CONTRIBUTORS

Encourage women in government — at home and abroad

Posted April 24, 2011, at 8:32 p.m.

I was proud to point out in the March 25 Bangor Daily News that Olympia Snowe is leading 17 of our female U.S. senators in a resolution supporting women’s rights by asking Middle Eastern and Third World governments to include women more in the process of decision making. Strong female roles in government and the human rights values they tend to believe in are, in part, what has given Maine leadership representation in the U.S. government and American history.

Frances Perkins was a similarly minded Maine woman who was key in similar progress in the United States in the early 1900s, helping lead our government to pass the Fair Labor Standards Act (minimum wage for workers and limited workweek), the Wagner Act (right to establish unions and collectively bargain) and the Social Security Act of 1935. All of these helped raise quality of life for American families of all backgrounds from the oppressive levels of the late 19th century, similar to those now seen in many Middle Eastern and Third World countries ruled by the wealthy few to the detriment of the majority, and where revolts for a better standard of living are occurring.

Frances Perkins’ name is one of the names Gov. Paul LePage apparently disagrees with on the conference rooms in the Maine Department of Labor and has demanded their removal.

Better quality of life for all is created by these landmark historical governmental reforms. There is an economic cost — to people, businesses and government — to creating better quality of life for all people, but it is overshadowed by the benefit to society achieved.

I agree with Olympia Snowe that we should be working to improve quality of life of people around the world and protect our global environment — to lead by example, as in our state motto: Dirigo — as Mainers proudly have in the United States over the past 100 years or more.

Gov. LePage wants to make Maine more competitive by cutting business costs by weakening or

reversing these protections, thereby allowing businesses to pay less to average Maine workers, pay less in benefits, employ more women and children for longer hours, pay less to maintain our high environmental quality, and pay less to Maine workers for retirement and compensation when injured. In that successful business owners are once again becoming the center of wealth in the United States, as opposed to middle-class workers for the past several decades, he is trying to attract wealth to Maine by catering to the former.
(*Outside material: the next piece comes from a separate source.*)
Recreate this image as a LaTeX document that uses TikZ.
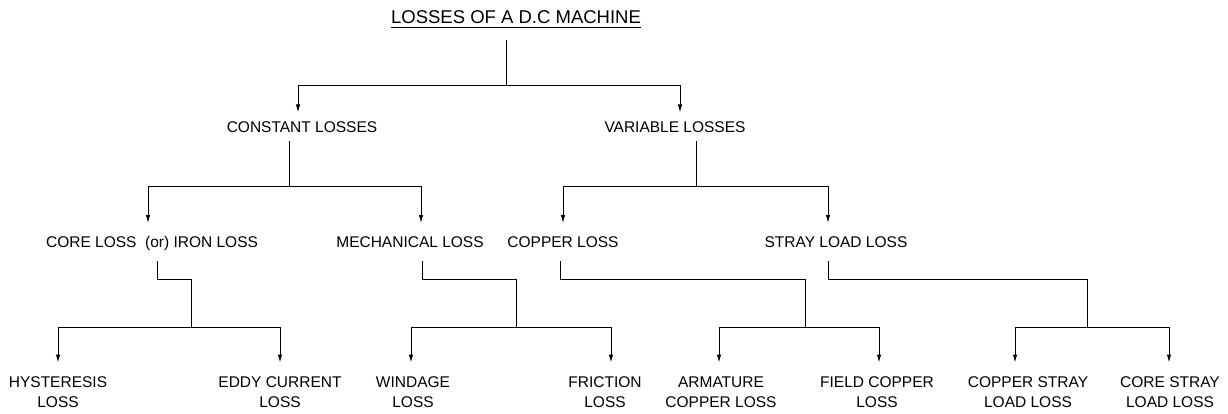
\documentclass[tikz,border=0pt]{standalone}
\usepackage{fontspec}
\setmainfont{Liberation Sans}
\usetikzlibrary{arrows.meta}
\begin{document}
\begin{tikzpicture}[x=1pt,y=-1pt,>={Latex[length=8pt,width=4.5pt]},line width=1pt,
 every node/.style={font=\fontsize{15.5}{20}\selectfont,inner xsep=0pt},
 head/.style={font=\fontsize{18.5}{22}\selectfont,text height=13pt,text depth=0pt,inner ysep=16pt},
 lone/.style={text height=11pt,text depth=0pt,inner ysep=8.5pt},
 ltwo/.style={text height=11pt,text depth=0pt,inner ysep=13pt},
 leaf/.style={align=center,inner ysep=13.5pt}]
 \useasboundingbox (0,0) rectangle (1228,414);
 % titles
 \node[head] (title) at (516,17.5) {LOSSES OF A D.C MACHINE};
 \draw ([yshift=-4pt]title.base west) -- ([yshift=-4pt]title.base east);
 \node[lone] (const) at (302,127) {CONSTANT LOSSES};
 \node[lone] (var) at (675,127) {VARIABLE LOSSES};
 \node[ltwo] (core) at (152,242) {CORE LOSS\ \ (or) IRON LOSS};
 \node[ltwo] (mech) at (410,242) {MECHANICAL LOSS};
 \node[ltwo] (copper) at (563,242) {COPPER LOSS};
 \node[ltwo] (stray) at (836,242) {STRAY LOAD LOSS};
 \node[leaf] (hyst) at (58,392) {HYSTERESIS\\LOSS};
 \node[leaf] (eddy) at (280,392) {EDDY CURRENT\\LOSS};
 \node[leaf] (wind) at (413,392) {WINDAGE\\LOSS};
 \node[leaf] (fric) at (605,392) {FRICTION\\LOSS};
 \node[leaf] (arm) at (721,392) {ARMATURE\\COPPER LOSS};
 \node[leaf] (field) at (877,392) {FIELD COPPER\\LOSS};
 \node[leaf] (cstray) at (1028,392) {COPPER STRAY\\LOAD LOSS};
 \node[leaf] (kstray) at (1170,392) {CORE STRAY\\LOAD LOSS};
 % junctions
 \coordinate (j0) at (506,86);
 \coordinate (j1) at (289,187);
 \coordinate (j2) at (696,187);
 \coordinate (k3) at (157,279); \coordinate (j3) at (191,327);
 \coordinate (k4) at (422,279); \coordinate (j4) at (516,327);
 \coordinate (k5) at (560,279); \coordinate (j5) at (805,327);
 \coordinate (k6) at (828,279); \coordinate (j6) at (1087,327);
 % level 1
 \draw (title.south -| j0) -- (j0);
 \draw[->] (j0) -| ([xshift=-4pt]const.north);
 \draw[->] (j0) -| ([xshift=5pt]var.north);
 % level 2
 \draw (const.south -| j1) -- (j1);
 \draw[->] (j1) -| ([xshift=-4pt]core.north);
 \draw[->] (j1) -| ([xshift=11pt]mech.north);
 \draw (var.south -| j2) -- (j2);
 \draw[->] (j2) -| (copper.north);
 \draw[->] (j2) -| ([xshift=-8pt]stray.north);
 % level 3
 \draw (core.south -| k3) -- (k3) -| (j3);
 \draw[->] (j3) -| (hyst.north);
 \draw[->] (j3) -| (eddy.north);
 \draw (mech.south -| k4) -- (k4) -| (j4);
 \draw[->] (j4) -| ([xshift=-2pt]wind.north);
 \draw[->] (j4) -| ([xshift=6pt]fric.north);
 \draw (copper.south -| k5) -- (k5) -| (j5);
 \draw[->] (j5) -| ([xshift=-2pt]arm.north);
 \draw[->] (j5) -| ([xshift=2pt]field.north);
 \draw (stray.south -| k6) -- (k6) -| (j6);
 \draw[->] (j6) -| ([xshift=-13pt]cstray.north);
 \draw[->] (j6) -| ([xshift=-1pt]kstray.north);
\end{tikzpicture}
\end{document}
While I believe I understand his position, I disagree with the degree to which he feels we need to sacrifice the hard-earned standard of living for the poor and middle class. Further, it is the lack of hope of a living wage — a better life — the promise of the American dream by the mechanism of a prosperous middle class, that leads people to give up and accept poverty living off government and increases costs for government and us all.

Personally, I believe in the visions of leaders like Olympia Snowe and Frances Perkins. Maybe we need still higher levels of input from women in Maine and American government as well.

Christopher Buck of Bangor is a family physician.